The Northern Cape Department of Educa­tion has reached the final hurdle of the 2018 National Senior Certificate (NSC) examination.

A total of 982 markers converged in Kimberley from 1 to 12 December., where the standard of marking will once again be raised to a higher level.

In this time, the Northern Cape will host43 subjects, 73 question papers and 173 873 scripts had to be marked.

From the start of the year, various matric intervention programmes were embarked on to support the class of 2018.

Teachers have worked hard and have applied all possible efforts to raise the bar and to improve the results and quality of pasess in the Northern Cape.

Geoffrey van der Merwe, spokesperson for the department, said the marking of candidates’ scripts is one of the most challenging – but rewarding – exercises.

The NSC marking system demands intense and prolonged concentration, coupled with validity, reliability, consistency and accuracy, Van der Merwe said.
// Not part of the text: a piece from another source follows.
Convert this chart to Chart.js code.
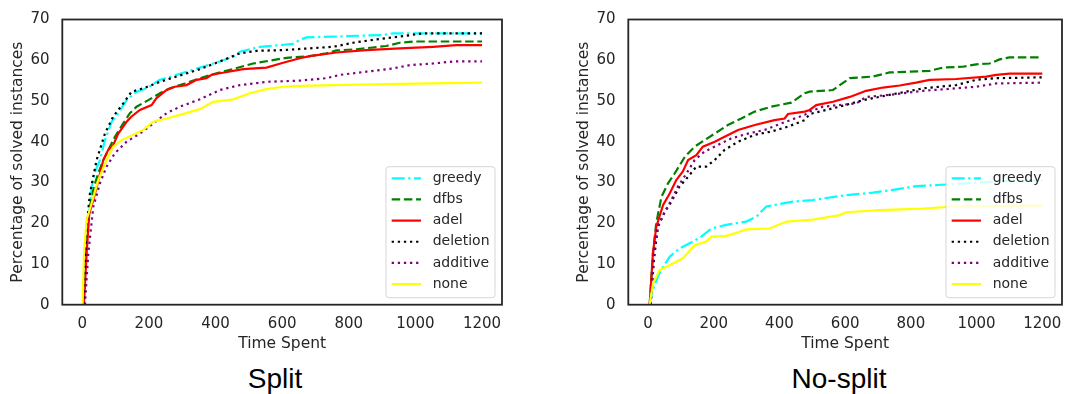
<!DOCTYPE html>
<html>
<head>
<meta charset="utf-8">
<script src="https://cdn.jsdelivr.net/npm/chart.js@4.4.0/dist/chart.umd.min.js"></script>
<style>
  body { margin: 0; background: #fff; width: 1069px; height: 394px; overflow: hidden; position: relative; }
  canvas { position: absolute; top: 0; }
  .caption { position: absolute; top: 364px; width: 300px; text-align: center;
             font: 28px "Liberation Sans", Arial, sans-serif; line-height: 30px; color: #000; }
</style>
</head>
<body>
<canvas id="split" width="520" height="360" style="left:0"></canvas>
<canvas id="nosplit" width="503" height="360" style="left:566px"></canvas>
<div class="caption" style="left:125px">Split</div>
<div class="caption" style="left:689px">No-split</div>
<script>
// strategies, in legend order
const methods = ['greedy', 'dfbs', 'adel', 'deletion', 'additive', 'none'];
const xTicks = [0, 200, 400, 600, 800, 1000, 1200];
const yTicks = [0, 10, 20, 30, 40, 50, 60, 70];

// [time spent, % of solved instances] -- split runs
const splitGreedy = [[3,0],[10,10],[18,20],[28,29],[40,33],[53,35.5],[68,40.4],[88,44.9],[108,47],[133,50.2],[163,52.3],[193,53.1],[233,55.2],[283,56.4],[353,58.2],[413,59.7],[453,60.9],[473,62.1],[533,63.3],[633,64],[653,65],[673,65.6],[753,65.8],[903,66.2],[933,66.6],[1200,66.6]];
const splitDfbs = [[4,0],[10,12],[16,20],[23,24],[35,29],[48,32.2],[63,35.5],[83,38.8],[98,41.2],[123,44.5],[143,47],[163,48.6],[198,50.2],[233,51.9],[263,53.1],[308,54.3],[353,55.6],[403,56.8],[423,57.2],[513,59.2],[613,60.6],[683,61],[733,61.7],[763,62.4],[823,62.7],[913,63.5],[953,64.3],[1000,64.6],[1200,64.6]];
const splitAdel = [[5,0],[13,12.6],[21,22.4],[33,25.7],[51,31.4],[63,35.5],[78,38],[93,39.2],[108,42],[133,44.9],[148,46.2],[173,47.8],[208,49],[223,50.7],[253,52.7],[278,53.5],[313,53.9],[343,55.2],[373,55.6],[388,56.4],[413,56.8],[483,57.8],[553,58.2],[603,59.4],[653,60.5],[683,61],[763,61.9],[853,62.5],[953,62.9],[1053,63.3],[1123,63.7],[1200,63.7]];
const splitDeletion = [[4,0],[8,10],[13,19.1],[23,27.3],[43,35.5],[68,42],[93,46.2],[123,49.4],[148,52.3],[183,53.1],[233,54.7],[283,56],[353,57.8],[413,59.7],[473,61.7],[523,62.3],[603,62.5],[753,63.3],[813,64.3],[873,65],[953,65.8],[1023,66.6],[1200,66.6]];
const splitAdditive = [[8,0],[18,12.6],[33,24],[53,29.8],[73,33.9],[98,37.2],[133,40],[173,42],[213,44.5],[253,47],[293,48.6],[353,50.4],[413,52.7],[473,53.9],[553,54.7],[653,55],[733,55.6],[773,56.4],[853,57.2],[933,58],[983,58.8],[1053,59.2],[1113,59.7],[1200,59.7]];
const splitNone = [[1,0],[5,12.6],[13,20.8],[28,24.9],[48,30.6],[73,35.5],[93,38.8],[118,40.4],[153,41.7],[183,42.9],[213,44.9],[253,45.7],[293,46.6],[353,48],[393,49.8],[453,50.4],[503,51.9],[553,52.9],[603,53.5],[653,53.7],[753,53.9],[953,54.2],[1200,54.5]];

// no-split runs
const noSplitGreedy = [[5,0],[10,2],[15,3.6],[30,6.9],[46,9.3],[66,11.8],[96,13.8],[137,15.5],[162,16.7],[193,18.7],[238,19.6],[299,20.4],[330,21.6],[360,24.1],[441,25.3],[502,25.7],[603,26.9],[684,27.5],[746,28.2],[817,29.1],[908,29.5],[989,29.9],[1100,30.4],[1200,30.5]];
const noSplitDfbs = [[5,0],[15,12.6],[25,20],[41,26.5],[61,29.8],[81,32.2],[112,36.3],[142,38.8],[172,40.4],[203,42],[243,44.1],[284,45.7],[325,47.4],[375,48.6],[436,49.6],[477,51.9],[492,52.3],[563,52.7],[614,55.6],[685,56],[735,57],[857,57.4],[898,58.2],[958,58.4],[999,59],[1040,59.2],[1070,60.2],[1100,60.7],[1200,60.7]];
const noSplitAdel = [[5,0],[15,12.6],[25,19.1],[46,24.5],[66,27.3],[86,30.6],[106,32.7],[122,35.5],[147,36.7],[167,38.8],[203,40],[233,41.2],[274,42.9],[325,44.1],[385,45.3],[416,45.7],[426,46.8],[477,47.4],[492,47.8],[512,49],[563,49.8],[614,51],[664,52.5],[715,53.3],[766,53.8],[816,54.5],[857,55.2],[938,55.4],[1029,56],[1060,56.4],[1100,56.7],[1200,56.7]];
const noSplitDeletion = [[8,0],[18,11],[30,19.1],[51,22.8],[71,25.3],[96,29],[122,31.4],[147,33.9],[177,33.9],[203,35.5],[233,38],[274,40],[325,41.7],[375,42.5],[426,43.7],[477,45.3],[492,46.8],[583,48.6],[654,50.2],[735,51.5],[837,53.1],[938,53.9],[999,55.2],[1060,55.6],[1200,55.8]];
const noSplitAdditive = [[8,0],[18,12.6],[30,19.1],[46,22],[71,25.7],[91,29],[117,32.2],[142,35.5],[172,37.6],[213,39.2],[253,40.8],[304,42],[355,42.9],[406,44.5],[477,46.6],[492,47.4],[532,48.6],[634,49.4],[664,51],[735,51.5],[837,52.5],[938,53.1],[999,53.5],[1060,54.3],[1200,54.5]];
const noSplitNone = [[5,0],[15,5.2],[35,8.5],[56,9.3],[76,10.1],[106,11.4],[142,14.6],[177,15.5],[193,16.7],[238,16.9],[279,17.9],[299,18.5],[370,18.7],[421,20.4],[502,20.9],[583,22],[603,22.7],[705,23.2],[837,23.6],[928,24.1],[1200,24.3]];

const lineColors = ['#00ffff', '#008000', '#ff0000', '#000000', '#800080', '#ffff00'];
const lineDashes = [[13, 3.5, 2.3, 3.5], [8.5, 3.7], [], [2.3, 3.8], [2.3, 3.8], []];
const ink = '#262626';
const font = size => ({ family: 'DejaVu Sans', size: size });

// axes frame + legend box in the lower right corner of the plot
const frameAndLegend = {
  id: 'frameAndLegend',
  afterDatasetsDraw(chart) {
    const { ctx, chartArea: a } = chart;
    ctx.save();
    ctx.strokeStyle = ink;
    ctx.lineWidth = 1.8;
    ctx.strokeRect(a.left, a.top, a.right - a.left, a.bottom - a.top);

    ctx.font = '14px "DejaVu Sans"';
    const sets = chart.data.datasets;
    const textW = Math.max(...sets.map(d => ctx.measureText(d.label).width));
    const w = 46.7 + textW + 5.5, h = 131;
    const x = a.right - 7 - w, y = a.bottom - 7 - h;
    ctx.beginPath();
    ctx.roundRect(x, y, w, h, 3);
    ctx.fillStyle = 'rgba(255,255,255,0.8)';
    ctx.fill();
    ctx.strokeStyle = 'rgba(204,204,204,0.8)';
    ctx.lineWidth = 1;
    ctx.stroke();

    sets.forEach((d, i) => {
      const cy = y + 11.6 + i * 21.15;
      ctx.beginPath();
      ctx.setLineDash(d.borderDash);
      ctx.strokeStyle = d.borderColor;
      ctx.lineWidth = d.borderWidth;
      ctx.moveTo(x + 5.7, cy);
      ctx.lineTo(x + 35, cy);
      ctx.stroke();
      ctx.setLineDash([]);
      ctx.fillStyle = ink;
      ctx.textBaseline = 'middle';
      ctx.fillText(d.label, x + 46.7, cy);
    });
    ctx.restore();
  }
};

function drawPanel(id, series, rightPad) {
  return new Chart(document.getElementById(id), {
    type: 'line',
    data: {
      datasets: series.map((pts, i) => ({
        label: methods[i],
        data: pts.map(([x, y]) => ({ x, y })),
        borderColor: lineColors[i],
        borderDash: lineDashes[i],
        borderWidth: 2.2,
        pointRadius: 0,
        tension: 0,
        fill: false,
        order: series.length - i
      }))
    },
    options: {
      responsive: false,
      animation: false,
      devicePixelRatio: 1,
      layout: { padding: { left: 0, top: 19.5, right: rightPad, bottom: 0 } },
      plugins: { legend: { display: false }, tooltip: { enabled: false } },
      scales: {
        x: {
          type: 'linear', min: -60, max: 1260,
          grid: { display: false, drawTicks: false },
          border: { display: false },
          afterBuildTicks: s => { s.ticks = xTicks.map(v => ({ value: v })); },
          afterFit: s => { s.height = 55.3; s.paddingLeft = 0; s.paddingRight = 0; },
          ticks: { padding: 10.5, color: ink, font: font(15), maxRotation: 0, callback: v => String(v) },
          title: { display: true, text: 'Time Spent', color: ink, font: font(15.5), padding: { top: 0, bottom: 6.7 } }
        },
        y: {
          type: 'linear', min: 0, max: 70,
          grid: { display: false, drawTicks: false },
          border: { display: false },
          afterBuildTicks: s => { s.ticks = yTicks.map(v => ({ value: v })); },
          afterFit: s => { s.width = 62.3; s.paddingTop = 0; s.paddingBottom = 0; },
          ticks: { padding: 12.8, color: ink, font: font(15), callback: v => String(v) },
          title: { display: true, text: 'Percentage of solved instances', color: ink, font: font(15.5), padding: { top: 9, bottom: 0 } }
        }
      }
    },
    plugins: [frameAndLegend]
  });
}

drawPanel('split', [splitGreedy, splitDfbs, splitAdel, splitDeletion, splitAdditive, splitNone], 18);
drawPanel('nosplit', [noSplitGreedy, noSplitDfbs, noSplitAdel, noSplitDeletion, noSplitAdditive, noSplitNone], 7);
</script>
</body>
</html>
“Besides producing a mark, the outcome of the marking of each candidate must be a reflection of the extent to which the knowledge, skills and other competencies have been demonstrated.

“It is critical to the integrity and credibility of the NSC examination that the marking is conducted with the necessary professionalism, care and dedication. The most important aspect of good and accurate marking is the markers’ familiarisation with the marking guidelines.”

In the NSC examination, familiarisation includes the ability to apply the marking guidelines in order to make judgements on how well the candidate has responded to questions. Marking officials, as well as administrators, are expected to maintain a high level of efficiency and accuracy, as the outcome of this examination is used by candidates to obtain entry to tertiary education institutions or to access other training or employment opportunities.

“The outcome of the NSC examinations also serves as a barometer and is used as an indicator of the teachers’ and schools’ performance at provincial and national levels,” Van der Merwe said.

Martha Bartlett, the MEC for Education, said in her address at the opening of the centre, marking is considered as one stage in an integrated, collaborative process of teaching and learning, requiring the aware­ness of the teacher’s dual role as a coach and assessor.

“It also requires the marker to understand fully the context of the learners. It is in this context that we called upon markers, as intellectuals, to maintain the morality and ethics of the teaching profession with this big task at hand,” Bartlett said.

It is the markers’ responsibility to ensure that the marking process is credible and will reflect the candidates’ achievement.

“We wish the Markers all of the best with the important responsibility bestowed upon each and every one of them.”

The Northern Cape will release the provincial results on 4 January, which will be followed by the Provincial Matric Awards to acknowledge the top learners in the province.